Sometimes, when I see the piece again, there are sequences where I’d like even fewer words to be there. I’m a great advocate of silence, of the less-is-more policy. But that’s just my reaction—and it’s because I know those words by heart.
It is impossible for the audience, or most dance critics, to even fathom just how much writing has gone into this; they think all that’s happening is just the truth transposed. A dance piece isn’t like a play, so despite the credits clearly stating what our contribution is, most people think that “the poets wrote the text”—the spoken bits—whereas we actually devised and wrote the stories, only bits of which are still text, the rest is absorbed into multiple media. There are elaborate sequences that were scripted before they became animation and movement. One journalist asked me if I had written down the stories Akram told me—in other words, [if I had] been a glorified stenographer. That was really funny. But at least I don’t have to deal with the stuff Akram does—some journalists wrote about “his late father’s presence” in the piece. Mr. Khan, fortunately, is very much alive.
Would you identify yourself as a poet? Or is dance your everyday world, and poetry something that occurs in interludes?
That’s a very interesting question. It’s true that I tend to look over my shoulder when I am introduced as a poet, it doesn’t immediately occur to me that I am the person being referred to. But that isn’t really due to the omnipresence—or even intrusiveness—of dance in my world, it’s more a question of labels. I don’t always feel comfortable with labels—even wonderful ones, like poet, which, by the way, I still don’t always feel deserving of—after spending a good part of life battling the tag of the sick kid. It took escaping to another continent and rebuilding life from scratch to evade that partially. One never escapes labels. In France, for a long time I was labelled the Indian production manager (Indians in performing arts aren’t a dime a dozen, not in France). In Belgium, I am Larbi’s producer or—during the 15 months I was working with another choreographer—Larbi’s former manager. I am in Korea right now, and I keep getting introduced as the French poet (even if I don’t write in French); they are oblivious to the dance part of my life. Identity is a mutant and wriggly beast.

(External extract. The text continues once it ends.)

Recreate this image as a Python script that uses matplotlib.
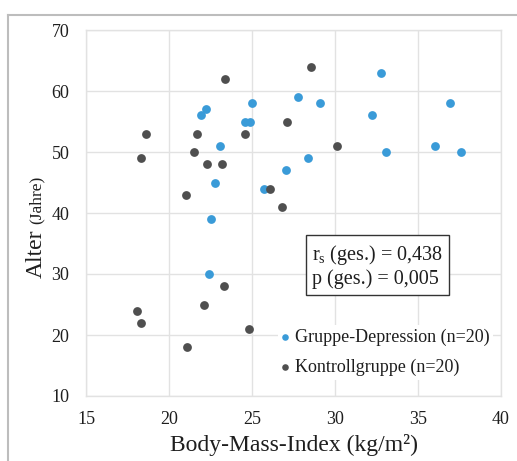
import matplotlib
matplotlib.use("Agg")
import matplotlib.pyplot as plt
from matplotlib.lines import Line2D

plt.rcParams["font.family"] = ["Liberation Serif", "DejaVu Serif"]
plt.rcParams["mathtext.fontset"] = "custom"
plt.rcParams["mathtext.rm"] = "Liberation Serif"
plt.rcParams["mathtext.it"] = "Liberation Serif:italic"

# BMI (kg/m²) and age (years) per participant
dep_bmi = [27.8, 25.0, 22.2, 21.9, 24.6, 24.9, 23.05, 27.05, 22.8, 25.7,
           22.5, 32.75, 29.1, 36.9, 32.2, 36.0, 33.1, 37.6, 28.4, 22.4]
dep_age = [59, 58, 57, 56, 55, 55, 51, 47, 45, 44,
           39, 63, 58, 58, 56, 51, 50, 50, 49, 30]

ctl_bmi = [23.4, 27.1, 18.6, 21.7, 24.6, 21.5, 18.3, 22.3, 23.2, 26.1,
           21.0, 26.8, 28.55, 30.1, 23.3, 22.1, 18.1, 18.3, 24.8, 21.1]
ctl_age = [62, 55, 53, 53, 53, 50, 49, 48, 48, 44,
           43, 41, 64, 51, 28, 25, 24, 22, 21, 18]

x_ticks = [15, 20, 25, 30, 35, 40]
y_ticks = [10, 20, 30, 40, 50, 60, 70]

labels = ["Gruppe-Depression (n=20)", "Kontrollgruppe (n=20)"]
stats_text = "r$_{\\mathrm{s}}$ (ges.) = 0,438\np (ges.) = 0,005"

BLUE = "#3a9bd8"
DARK = "#4f4f4f"
GRID = "#e2e2e2"
TEXT = "#1e1e1e"

W, H = 517, 461
fig = plt.figure(figsize=(W / 100, H / 100), dpi=100)
ax = fig.add_axes([86 / W, 1 - 396 / H, (501 - 86) / W, (396 - 30) / H])

ax.scatter(dep_bmi, dep_age, s=40, color=BLUE, linewidths=0, zorder=3, label=labels[0])
ax.scatter(ctl_bmi, ctl_age, s=40, color=DARK, linewidths=0, zorder=3, label=labels[1])

ax.set_xlim(15, 40)
ax.set_ylim(10, 70)
ax.set_xticks(x_ticks)
ax.set_yticks(y_ticks)
ax.grid(True, color=GRID, linewidth=1.0, zorder=0)
ax.set_axisbelow(True)
for s in ax.spines.values():
    s.set_color(GRID)
    s.set_linewidth(1.0)
ax.tick_params(length=0, labelsize=13, colors=TEXT)
ax.tick_params(axis="x", pad=11)
ax.tick_params(axis="y", pad=12)

ax.set_xlabel("Body-Mass-Index (kg/m²)", fontsize=17, color=TEXT, labelpad=4)

# y label: "Alter" larger than the unit
fig.text(36 / W, 1 - 254 / H, "Alter", rotation=90, fontsize=17,
         ha="center", va="center", color=TEXT)
fig.text(37 / W, 1 - 200 / H, "(Jahre)", rotation=90, fontsize=12.5,
         ha="center", va="center", color=TEXT)

ax.text(312 / W, 1 - 266 / H, stats_text, transform=fig.transFigure,
        fontsize=14.5, ha="left", va="center", linespacing=1.2, color=TEXT,
        bbox=dict(boxstyle="square,pad=0.3", facecolor="white",
                  edgecolor="#333333", linewidth=1.0), zorder=5)

leg = ax.legend(loc="upper left", bbox_to_anchor=(269 / W, 1 - 316 / H),
                bbox_transform=fig.transFigure, fontsize=13, frameon=True,
                facecolor="white", edgecolor="none", framealpha=1,
                handlelength=0.4, handletextpad=0.35, labelspacing=0.7,
                borderpad=0.2, markerscale=0.75, fancybox=False)
for t in leg.get_texts():
    t.set_color(TEXT)

# outer chart frame (top and left edges)
frame = "#bdbdbd"
fig.add_artist(Line2D([8 / W, 1], [1 - 15 / H, 1 - 15 / H], color=frame, linewidth=1.5,
                      transform=fig.transFigure))
fig.add_artist(Line2D([8 / W, 8 / W], [0, 1 - 15 / H], color=frame, linewidth=1.5,
                      transform=fig.transFigure))

fig.savefig("out.png", dpi=100)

Akram said something startling the other day: he remarked that I look at dance as a poem (not surprising) and at poetry as choreography. That last bit was scarily perceptive, as it struck me that yes, words mean movement, and movement is what I constantly seek.
What’s next on the agenda for you?
Editions Hélium are publishing Le Tigre de Miel—the (translated) French edition of The Honey Hunter. The launch is this month. That’s the children’s book born from one of the stories I wrote for DESH, brilliantly illustrated by Joëlle Jolivet and translated into French by Dominique Vitalyos, whose work I’ve admired for long (her translation of Vaikom Muhammad Basheer’s Ntuppuppakkoranendarnnu—from Malayalam to French—is just pure delight). The original English edition is being published by Young Zubaan in India, and should be out early next year. Meanwhile, I am working on my next poetry collection, which revisits the Mahabharata through the eyes of 18 characters. There are plans to stage a part of that. So once I’ve finished the book, we begin work on the adaptation.